- Task prompt -
Skip any picture you find and retype all the remaining lines exactly.

## start

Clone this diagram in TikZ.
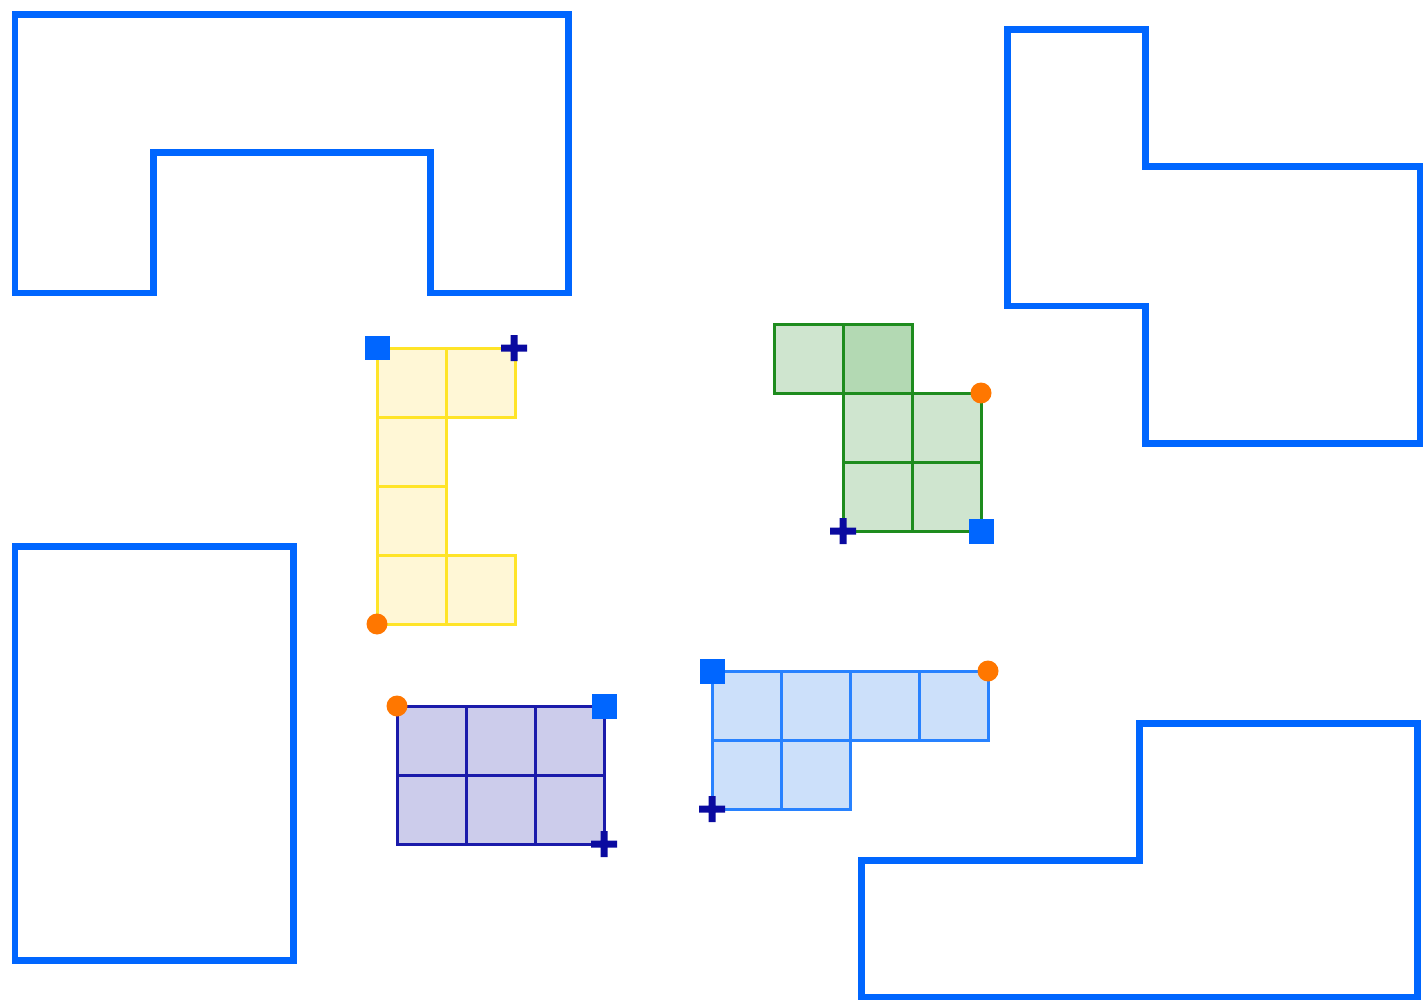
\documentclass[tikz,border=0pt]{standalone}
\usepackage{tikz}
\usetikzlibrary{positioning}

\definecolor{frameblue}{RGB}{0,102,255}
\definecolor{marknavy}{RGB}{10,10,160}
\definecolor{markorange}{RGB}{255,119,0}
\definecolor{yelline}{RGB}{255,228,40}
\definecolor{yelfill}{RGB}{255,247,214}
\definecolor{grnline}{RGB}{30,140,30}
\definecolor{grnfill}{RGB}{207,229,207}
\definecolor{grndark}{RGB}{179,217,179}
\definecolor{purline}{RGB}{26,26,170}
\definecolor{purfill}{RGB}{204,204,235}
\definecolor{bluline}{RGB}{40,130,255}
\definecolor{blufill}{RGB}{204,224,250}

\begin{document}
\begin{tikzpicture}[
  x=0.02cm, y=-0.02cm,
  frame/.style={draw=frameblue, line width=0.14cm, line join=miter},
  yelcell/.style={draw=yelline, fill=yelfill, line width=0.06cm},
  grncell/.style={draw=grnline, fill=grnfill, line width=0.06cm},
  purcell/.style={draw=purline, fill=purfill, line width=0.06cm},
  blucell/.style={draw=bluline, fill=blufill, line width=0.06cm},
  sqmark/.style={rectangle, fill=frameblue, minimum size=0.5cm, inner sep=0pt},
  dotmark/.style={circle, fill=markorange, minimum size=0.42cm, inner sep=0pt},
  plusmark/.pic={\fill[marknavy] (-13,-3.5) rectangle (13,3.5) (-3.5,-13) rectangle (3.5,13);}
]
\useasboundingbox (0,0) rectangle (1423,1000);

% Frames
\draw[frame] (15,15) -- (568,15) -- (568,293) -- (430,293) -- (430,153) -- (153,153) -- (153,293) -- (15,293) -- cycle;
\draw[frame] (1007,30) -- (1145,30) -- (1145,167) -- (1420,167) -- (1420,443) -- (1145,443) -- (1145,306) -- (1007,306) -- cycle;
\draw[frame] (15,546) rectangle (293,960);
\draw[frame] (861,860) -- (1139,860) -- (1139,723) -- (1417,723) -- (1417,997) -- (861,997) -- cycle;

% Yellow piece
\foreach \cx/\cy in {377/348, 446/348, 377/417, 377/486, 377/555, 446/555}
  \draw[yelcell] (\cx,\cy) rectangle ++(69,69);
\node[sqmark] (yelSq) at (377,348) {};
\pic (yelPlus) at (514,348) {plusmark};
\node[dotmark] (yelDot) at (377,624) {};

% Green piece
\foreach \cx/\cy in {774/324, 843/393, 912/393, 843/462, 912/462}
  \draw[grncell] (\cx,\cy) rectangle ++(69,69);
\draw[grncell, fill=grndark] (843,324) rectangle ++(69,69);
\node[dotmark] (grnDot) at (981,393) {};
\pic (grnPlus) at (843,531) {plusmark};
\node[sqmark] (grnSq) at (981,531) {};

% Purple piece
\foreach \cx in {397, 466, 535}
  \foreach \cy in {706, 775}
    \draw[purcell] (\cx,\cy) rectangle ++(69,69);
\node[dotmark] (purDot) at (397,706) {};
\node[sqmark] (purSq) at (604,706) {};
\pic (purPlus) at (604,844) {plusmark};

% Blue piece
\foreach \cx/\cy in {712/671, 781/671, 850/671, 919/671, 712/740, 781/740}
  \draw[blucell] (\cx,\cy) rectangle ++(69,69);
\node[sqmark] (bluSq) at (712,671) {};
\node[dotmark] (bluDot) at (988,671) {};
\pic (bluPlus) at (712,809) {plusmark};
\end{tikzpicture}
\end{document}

## end

- Answer in full -
Clone this diagram in TikZ.
\documentclass[tikz,border=0pt]{standalone}
\usepackage{tikz}
\usetikzlibrary{positioning}

\definecolor{frameblue}{RGB}{0,102,255}
\definecolor{marknavy}{RGB}{10,10,160}
\definecolor{markorange}{RGB}{255,119,0}
\definecolor{yelline}{RGB}{255,228,40}
\definecolor{yelfill}{RGB}{255,247,214}
\definecolor{grnline}{RGB}{30,140,30}
\definecolor{grnfill}{RGB}{207,229,207}
\definecolor{grndark}{RGB}{179,217,179}
\definecolor{purline}{RGB}{26,26,170}
\definecolor{purfill}{RGB}{204,204,235}
\definecolor{bluline}{RGB}{40,130,255}
\definecolor{blufill}{RGB}{204,224,250}

\begin{document}
\begin{tikzpicture}[
  x=0.02cm, y=-0.02cm,
  frame/.style={draw=frameblue, line width=0.14cm, line join=miter},
  yelcell/.style={draw=yelline, fill=yelfill, line width=0.06cm},
  grncell/.style={draw=grnline, fill=grnfill, line width=0.06cm},
  purcell/.style={draw=purline, fill=purfill, line width=0.06cm},
  blucell/.style={draw=bluline, fill=blufill, line width=0.06cm},
  sqmark/.style={rectangle, fill=frameblue, minimum size=0.5cm, inner sep=0pt},
  dotmark/.style={circle, fill=markorange, minimum size=0.42cm, inner sep=0pt},
  plusmark/.pic={\fill[marknavy] (-13,-3.5) rectangle (13,3.5) (-3.5,-13) rectangle (3.5,13);}
]
\useasboundingbox (0,0) rectangle (1423,1000);

% Frames
\draw[frame] (15,15) -- (568,15) -- (568,293) -- (430,293) -- (430,153) -- (153,153) -- (153,293) -- (15,293) -- cycle;
\draw[frame] (1007,30) -- (1145,30) -- (1145,167) -- (1420,167) -- (1420,443) -- (1145,443) -- (1145,306) -- (1007,306) -- cycle;
\draw[frame] (15,546) rectangle (293,960);
\draw[frame] (861,860) -- (1139,860) -- (1139,723) -- (1417,723) -- (1417,997) -- (861,997) -- cycle;

% Yellow piece
\foreach \cx/\cy in {377/348, 446/348, 377/417, 377/486, 377/555, 446/555}
  \draw[yelcell] (\cx,\cy) rectangle ++(69,69);
\node[sqmark] (yelSq) at (377,348) {};
\pic (yelPlus) at (514,348) {plusmark};
\node[dotmark] (yelDot) at (377,624) {};

% Green piece
\foreach \cx/\cy in {774/324, 843/393, 912/393, 843/462, 912/462}
  \draw[grncell] (\cx,\cy) rectangle ++(69,69);
\draw[grncell, fill=grndark] (843,324) rectangle ++(69,69);
\node[dotmark] (grnDot) at (981,393) {};
\pic (grnPlus) at (843,531) {plusmark};
\node[sqmark] (grnSq) at (981,531) {};

% Purple piece
\foreach \cx in {397, 466, 535}
  \foreach \cy in {706, 775}
    \draw[purcell] (\cx,\cy) rectangle ++(69,69);
\node[dotmark] (purDot) at (397,706) {};
\node[sqmark] (purSq) at (604,706) {};
\pic (purPlus) at (604,844) {plusmark};

% Blue piece
\foreach \cx/\cy in {712/671, 781/671, 850/671, 919/671, 712/740, 781/740}
  \draw[blucell] (\cx,\cy) rectangle ++(69,69);
\node[sqmark] (bluSq) at (712,671) {};
\node[dotmark] (bluDot) at (988,671) {};
\pic (bluPlus) at (712,809) {plusmark};
\end{tikzpicture}
\end{document}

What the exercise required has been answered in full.